A year ago, Joe Mooney, a senior guard at the University of California-Davis, sat in the stands and watched as an older brother, Matt, authored a Cinderella story. At his third college after receiving only one Division I scholarship offer, Matt helped Texas Tech to the brink of its first national championship, losing to Virginia in overtime in the title game. Now, Matt is on a two-way contract with the Cleveland Cavaliers.

“I saw what it did for Matt — March made him,” Joe said of his brother. “That’s what it does for a players, what it does for coaches. There’s no better opportunity to make a name for yourself.”

Mooney said despite a 14-18 record and a fifth-place finish in the Big West, he believed U.C. Davis had a chance to win its way into the N.C.A.A. tournament.
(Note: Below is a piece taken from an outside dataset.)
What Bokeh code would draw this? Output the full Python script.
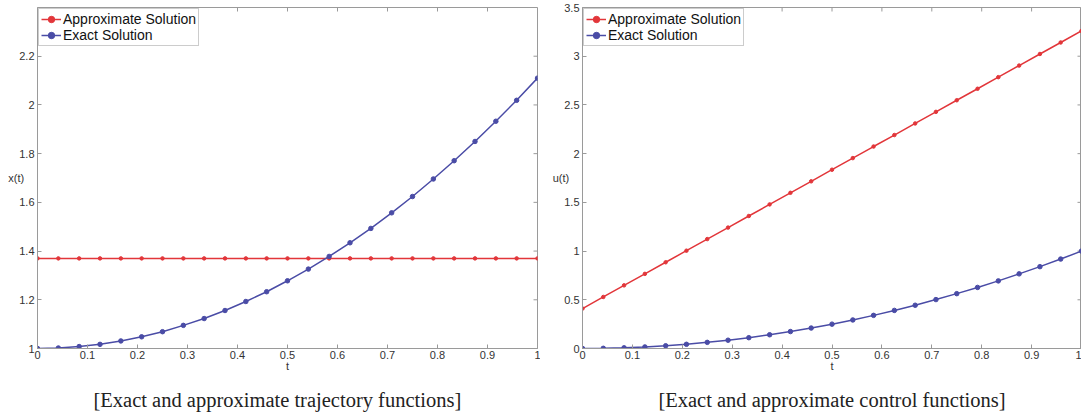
from bokeh.plotting import figure
from bokeh.models import (FixedTicker, CustomJSTickFormatter, Legend, LegendItem, Range1d, Title)
from bokeh.layouts import row
from bokeh.embed import file_html
from bokeh.resources import INLINE

# ---- data ----
t = [0, 0.0417, 0.0833, 0.125, 0.1667, 0.2083, 0.25, 0.2917, 0.3333, 0.375, 0.4167, 0.4583,
     0.5, 0.5417, 0.5833, 0.625, 0.6667, 0.7083, 0.75, 0.7917, 0.8333, 0.875, 0.9167, 0.9583, 1.0]
x_exact = [1.000, 1.002, 1.008, 1.017, 1.031, 1.048, 1.069, 1.095, 1.123, 1.156, 1.193, 1.233,
           1.278, 1.326, 1.378, 1.434, 1.493, 1.557, 1.624, 1.696, 1.771, 1.850, 1.933, 2.019, 2.110]
x_approx = [1.37] * 25
u_approx = [0.41, 0.529, 0.648, 0.766, 0.885, 1.004, 1.123, 1.241, 1.36, 1.479, 1.598, 1.716,
            1.835, 1.954, 2.073, 2.191, 2.31, 2.429, 2.548, 2.666, 2.785, 2.904, 3.023, 3.141, 3.26]
u_exact = [0, 0.002, 0.007, 0.016, 0.028, 0.043, 0.063, 0.085, 0.111, 0.141, 0.174, 0.210, 0.250,
           0.293, 0.340, 0.391, 0.444, 0.502, 0.563, 0.627, 0.694, 0.766, 0.840, 0.918, 1.000]
x_ticks = [0, 0.1, 0.2, 0.3, 0.4, 0.5, 0.6, 0.7, 0.8, 0.9, 1]
y1_ticks = [1, 1.2, 1.4, 1.6, 1.8, 2, 2.2]
y2_ticks = [0, 0.5, 1, 1.5, 2, 2.5, 3, 3.5]
series_labels = ["Approximate Solution", "Exact Solution"]
captions = ["[Exact and approximate trajectory functions]", "[Exact and approximate control functions]"]
ylabels = ["x(t)", "u(t)"]

RED = "#e2363a"
BLUE = "#4a4ca6"
AXC = "#9a9a9a"
TXT = "#333333"
FONT = "Liberation Sans"
FRAME_H, TICK = 341, 4

fmt = CustomJSTickFormatter(code="return String(Math.round(tick*10)/10)")


def make(approx, exact, yr, yticks, ylabel, caption, frame_w, left_border, right_border,
         cap_align, cap_offset):
    p = figure(frame_width=frame_w, frame_height=FRAME_H, output_backend="svg", toolbar_location=None,
               x_range=Range1d(0, 1), y_range=Range1d(*yr),
               min_border_left=left_border, min_border_right=right_border,
               min_border_top=7, min_border_bottom=0,
               x_axis_label="t", y_axis_label=ylabel)
    p.grid.visible = False
    p.outline_line_color = AXC
    p.background_fill_color = "white"
    p.border_fill_color = "white"
    for ax in [p.xaxis[0], p.yaxis[0]]:
        ax.formatter = fmt
        ax.axis_line_color = AXC
        ax.major_tick_line_color = AXC
        ax.major_tick_in = TICK
        ax.major_tick_out = 0
        ax.minor_tick_line_color = None
        ax.major_label_text_font = FONT
        ax.major_label_text_font_size = "11px"
        ax.major_label_text_color = TXT
        ax.axis_label_text_font = FONT
        ax.axis_label_text_font_size = "11px"
        ax.axis_label_text_font_style = "normal"
        ax.axis_label_text_color = TXT
    p.xaxis[0].ticker = FixedTicker(ticks=x_ticks)
    p.yaxis[0].ticker = FixedTicker(ticks=yticks)
    p.xaxis[0].major_label_standoff = 2
    p.xaxis[0].axis_label_standoff = -2
    p.yaxis[0].major_label_standoff = 3
    p.yaxis[0].axis_label_orientation = "horizontal"
    p.yaxis[0].axis_label_standoff = -8

    # mirrored box ticks (top and right), drawn from the tick lists
    ymin, ymax = yr
    dy = (ymax - ymin) * TICK / FRAME_H
    dx = 1.0 * TICK / frame_w
    p.segment(x0=x_ticks, y0=[ymax] * len(x_ticks), x1=x_ticks, y1=[ymax - dy] * len(x_ticks),
              line_color=AXC, line_width=1)
    p.segment(x0=[1.0] * len(yticks), y0=yticks, x1=[1.0 - dx] * len(yticks), y1=yticks,
              line_color=AXC, line_width=1)

    r1 = p.line(t, approx, color=RED, line_width=1.5)
    m1 = p.scatter(t, approx, color=RED, size=3.5)
    r2 = p.line(t, exact, color=BLUE, line_width=1.5)
    m2 = p.scatter(t, exact, color=BLUE, size=4.5)
    leg = Legend(items=[LegendItem(label=series_labels[0], renderers=[r1, m1]),
                        LegendItem(label=series_labels[1], renderers=[r2, m2])],
                 location="top_left", margin=1, padding=2, spacing=0,
                 label_text_font=FONT, label_text_font_size="14px", label_text_color="#111111",
                 label_height=16, glyph_height=16, glyph_width=20, label_standoff=2,
                 border_line_color=AXC, background_fill_alpha=1)
    p.add_layout(leg, "center")
    title = Title(text=caption, align=cap_align, text_font="Liberation Serif",
                  text_font_size="20.5px", text_font_style="normal", text_color="#222222",
                  standoff=24, offset=cap_offset)
    p.add_layout(title, "below")
    return p


p1 = make(x_approx, x_exact, (1, 2.4), y1_ticks, ylabels[0], captions[0], 500, 37, 3, "left", 56)
p2 = make(u_approx, u_exact, (0, 3.5), y2_ticks, ylabels[1], captions[1], 499, 42, 0, "center", 0)
layout = row(p1, p2, spacing=0)
open("out.html", "w").write(file_html(layout, INLINE))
It would not have been his biggest long shot of the season — that came when Mooney sank a half-court shot at the buzzer to beat Loyola Marymount.

Instead, the Aggies learned as they laced up their shoes for a morning shootaround on Thursday that the N.C.A.A. tournament was being canceled. Mooney said he broke down when talking to the team.

“I love my team, I love my coaches, I love my staff,” Mooney said. “I was really excited about going out the right way, but I didn’t get to go down fighting.”

The Swarthmore College basketball team had far better odds of reaching Atlanta, the city that was hosting not only the Final Four, but also the Division II and Division III championships. The Garnet, which reached the Division III championship game last season, were the top-seeded team in this year’s tournament and had reached the round of 16.

Zac O’Dell, a senior captain, said it was a strange sensation when his teammates gathered Thursday night to commiserate and realized there was no basketball to watch. O’Dell, who will pursue a doctorate in chemistry, told his teammates he will remember the fun they had far more than the points he scored or the games they won.